First, you grab their attention, and then you build interest followed by desire in your product. Finally, you compel the readers to take your desired action. It’s a straightforward and traditional model that works.
Feature Bonuses & FAQs
The best landing pages often boast a few added extra elements that help to push visitors over the edge and turn them into customers. Two of the most effective of these are bonuses or rewards and FAQ sections. They each work to boost conversions but in different ways.
Bonuses work for the simple reason that people like free things. Offer someone close to purchasing a product a limited time bonus, and it often pushes them over the edge. Such rewards help to generate a fear of missing out (FOMO). People don’t like to think they might lose an opportunity.

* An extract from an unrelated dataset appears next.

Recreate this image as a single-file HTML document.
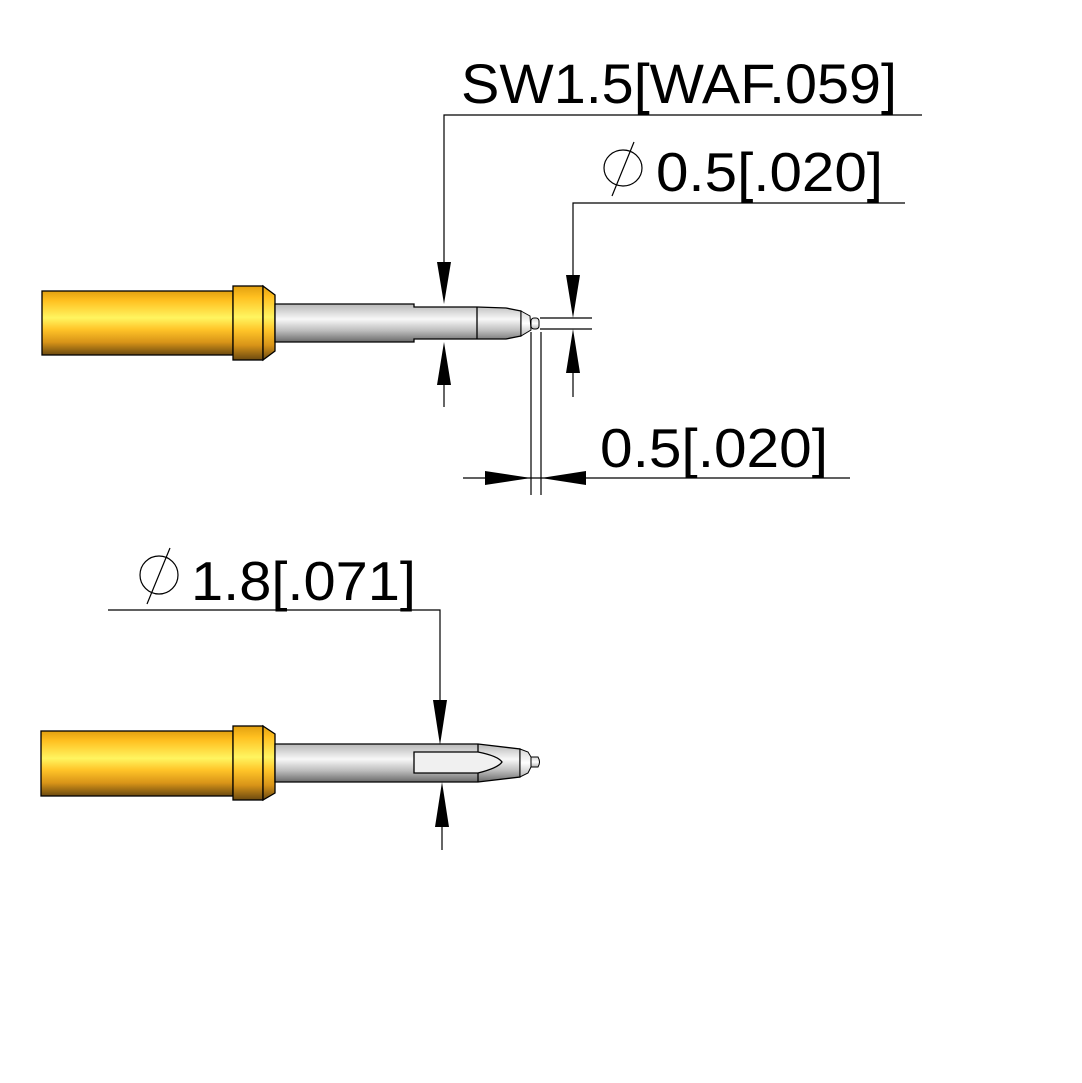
<!DOCTYPE html>
<html><head><meta charset="utf-8"><style>
html,body{margin:0;padding:0;background:#fff;width:1082px;height:1083px;overflow:hidden}
svg{display:block}
text{font-family:"Liberation Sans",sans-serif;fill:#000}
</style></head><body>
<svg width="1082" height="1083" viewBox="0 0 1082 1083" xmlns="http://www.w3.org/2000/svg">
<defs>
<linearGradient id="gold" x1="0" y1="0" x2="0" y2="1">
<stop offset="0" stop-color="#e2a010"/>
<stop offset="0.15" stop-color="#ffc020"/>
<stop offset="0.42" stop-color="#fff560"/>
<stop offset="0.6" stop-color="#ffc428"/>
<stop offset="0.8" stop-color="#d89418"/>
<stop offset="1" stop-color="#6b4a10"/>
</linearGradient>
<linearGradient id="silver" x1="0" y1="0" x2="0" y2="1">
<stop offset="0" stop-color="#b8b8b8"/>
<stop offset="0.15" stop-color="#cfcfcf"/>
<stop offset="0.4" stop-color="#f8f8f8"/>
<stop offset="0.7" stop-color="#bdbdbd"/>
<stop offset="1" stop-color="#6a6a6a"/>
</linearGradient>
<linearGradient id="light" x1="0" y1="0" x2="0" y2="1">
<stop offset="0" stop-color="#d8d8d8"/>
<stop offset="0.5" stop-color="#ffffff"/>
<stop offset="1" stop-color="#b8b8b8"/>
</linearGradient>
</defs>
<g stroke="#000" stroke-width="1.3">
<rect x="42" y="291" width="191" height="64" fill="url(#gold)"/>
<rect x="233" y="286" width="30" height="74" fill="url(#gold)"/>
<polygon points="263,286 275,295 275,351 263,360" fill="url(#gold)"/>
<polygon points="275,304 414,304 414,307 477,307 506,308 521,311 521,336 506,339 477,339 414,339 414,342 275,342" fill="url(#silver)"/>
<line x1="477" y1="307" x2="477" y2="339"/>
<path d="M521,311 L530,316 L531,330 L521,336 Z" fill="url(#light)" stroke-width="1"/>
<rect x="531" y="318" width="8" height="11" rx="3" fill="url(#light)" stroke-width="1"/>
<rect x="41" y="731" width="192" height="65" fill="url(#gold)"/>
<rect x="233" y="726" width="30" height="74" fill="url(#gold)"/>
<polygon points="263,726 275,734 275,793 263,800" fill="url(#gold)"/>
<polygon points="275,744 478,744 520,749 520,777 478,782 275,782" fill="url(#silver)"/>
<line x1="478" y1="744" x2="478" y2="782"/>
<path d="M414,752 L478,752 Q498,756 502,762 Q498,768 478,773 L414,773 Z" fill="#f0f0f0"/>
<path d="M520,749 L528,752 L531,757 L531,767 L528,773 L520,777 Z" fill="url(#light)" stroke-width="1"/>
<path d="M531,757 L538,757 Q541,762 538,767 L531,767 Z" fill="url(#light)" stroke-width="1"/>
</g>
<g stroke="#000" stroke-width="1.2" fill="none">
<polyline points="922,115 444,115 444,262"/>
<line x1="444" y1="385" x2="444" y2="407"/>
<polyline points="905,203 573,203 573,275"/>
<line x1="573" y1="373" x2="573" y2="397"/>
<line x1="540" y1="318" x2="592" y2="318"/>
<line x1="540" y1="329" x2="592" y2="329"/>
<line x1="531" y1="332" x2="531" y2="495"/>
<line x1="541" y1="332" x2="541" y2="495"/>
<line x1="463" y1="478" x2="850" y2="478"/>
<polyline points="108,610 440,610 440,700"/>
<line x1="442" y1="827" x2="442" y2="850"/>
<ellipse cx="623" cy="168" rx="19" ry="18"/>
<line x1="634" y1="142" x2="612" y2="196"/>
<ellipse cx="159" cy="575" rx="19" ry="19"/>
<line x1="170" y1="548" x2="147" y2="604"/>
</g>
<g fill="#000">
<polygon points="437,262 451,262 444,304"/>
<polygon points="437,385 451,385 444,342"/>
<polygon points="566,275 580,275 573,318"/>
<polygon points="566,373 580,373 573,329"/>
<polygon points="485,471 485,485 531,478"/>
<polygon points="586,471 586,485 541,478"/>
<polygon points="433,700 447,700 440,745"/>
<polygon points="435,827 449,827 442,782"/>
</g>
<text x="461" y="103" font-size="56" textLength="436" lengthAdjust="spacingAndGlyphs">SW1.5[WAF.059]</text>
<text x="656" y="191" font-size="55" textLength="227" lengthAdjust="spacingAndGlyphs">0.5[.020]</text>
<text x="600" y="467" font-size="55" textLength="228" lengthAdjust="spacingAndGlyphs">0.5[.020]</text>
<text x="191" y="600" font-size="55" textLength="225" lengthAdjust="spacingAndGlyphs">1.8[.071]</text>
</svg>
</body></html>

Good examples of bonuses include:
- Access to webinars or online courses
- Free eBooks or other downloads
- Limited time trials of premium versions of products
- One-on-one coaching on using a product
FAQ sections at the bottom of a landing page helps to boost conversions for a different reason.
They work best to persuade those potential customers with one or two remaining objections. Take, the above FAQ section. The questions and answers are designed to speak to any queries site visitors may still have after reading the rest of the page.
The answers cover ways users can extend the software offering in the future, and how the offering fits with existing systems. Those are remaining objections that might otherwise prevent a visitor from taking the plunge and buying the software.
Land Yourself a Page That Truly Converts
A perfect landing page can be like a silver bullet for any online business. Getting a landing page right can be the difference between getting a product off the ground and seeing it flounder. It can take your revenue to an entirely new level.
There’s no one template for a landing page that will work for every business or product. What there are, though, are some vital lessons that can help inform your landing page design. The five featured above should help steer you toward the best possible landing page for you. The kind of page that could put your head and shoulders above your rivals.